A win-win with digital twin

Replacing physical prototypes with digital twins requires visionary leaders who believe it can be done
Replacing physical prototypes with digital twins requires visionary leaders who believe it can be done

Todd Tuthill, Siemens Digital Industries Software’s vice-president of aerospace & defence looks at how physical prototypes are being replaced with the digital twin.

Since its inception, the digital twin has proven to be a revolutionary design tool for the aerospace and defence (A&D) industry. The ability to develop and test new products using virtual models (digital twins) before producing them physically has saved companies valuable time and money. Digital twins are used throughout the programme lifecycle and have reduced engineers’ reliance on physical prototypes. Yet when can we stop building prototypes altogether?

There are still multiple obstacles in the A&D industry that prevent the comprehensive digital twin from replacing physical prototypes. These obstacles can be narrowed down to culture, processes, and technology.

To begin, imagine hearing on your next commercial flight, “Welcome to Autonomous Airways. This is our inaugural pilotless flight.” Then you hear the pilot’s welcome message from a voice that sounds like your iPhone. Most of us would unbuckle our seat belts and leave the plane.

Todd Tuthill, Siemens’ vice-president of aerospace & defence
Todd Tuthill, Siemens’ vice-president of aerospace & defence

The technology to enable pilotless commercial flight already exists, but it is not yet certified, and more importantly, it is not yet culturally acceptable. 90% of your last commercial flight was already flown by a computer, but we all feel much better knowing that a real human pilot is there to take over if the computer makes a mistake.

We as people will need to build confidence in autonomous aircraft in careful, methodological steps. Building confidence in the comprehensive digital twin to replace physical prototypes will be no different. Engineers, programme leaders, and regulatory agencies will need to learn to accept digital twins as prototypes, starting with less complex systems like circuit boards and landing gear struts, gradually scaling up toward full aircraft models.

Fly before you build

This will require a change in our processes relating to prototypes and digital twins. Presently, engineers build a digital twin to model what they expect from physical hardware. These digital twins have enabled a “fly it before you build it mindset” Next, they build and test a physical prototype of said hardware and use the data gathered from those tests to validate their digital twin. This type of process sees truth in the physical piece, not the digital twin. To replace physical prototypes, engineers, programme leaders, and regulatory agencies need to believe that the digital twin is the truth, eventually circumventing the need for validation testing with real hardware.

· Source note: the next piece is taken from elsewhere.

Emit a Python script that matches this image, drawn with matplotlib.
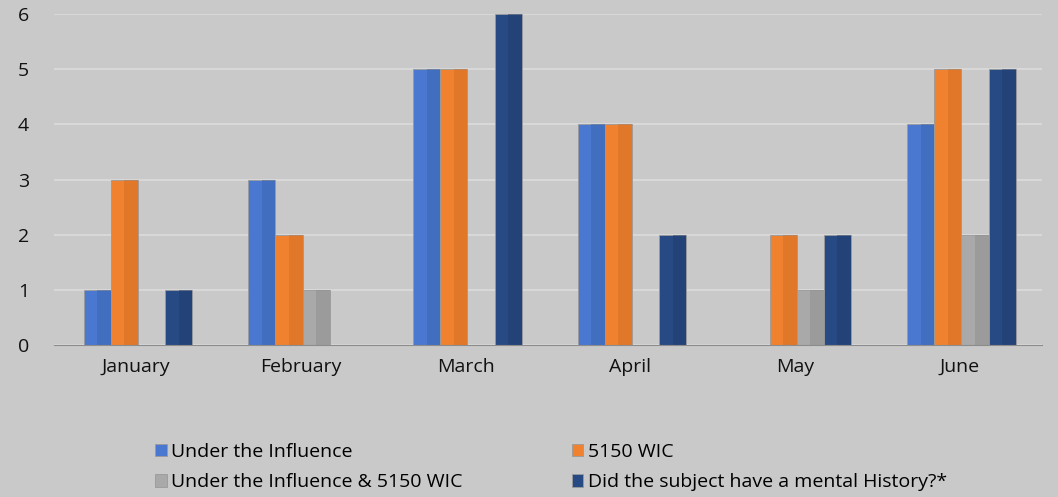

Engineers already have tools and software to virtually replicate complex systems. However, the integration of these simulated systems must continue to improve. Add this integration to seamless, out of the box simulation, with the right fidelity, running in real-time, and confidence in digital twin performance will significantly increase. Continually validating and optimising these digital twins with data and insights from physical test will eventually provide the fidelity and confidence needed to enable modelling and validation of very complex systems that have yet to be built in the physical world.

Replacing physical prototypes with digital twins requires visionary leaders throughout our industry who believe it can be done, who can inspire their companies to believe in it, too. Obstructions in culture, processes, and technology may prevent it now, but they will be overcome in time, and physical prototypes will go the way of slide rules and eight-track tapes.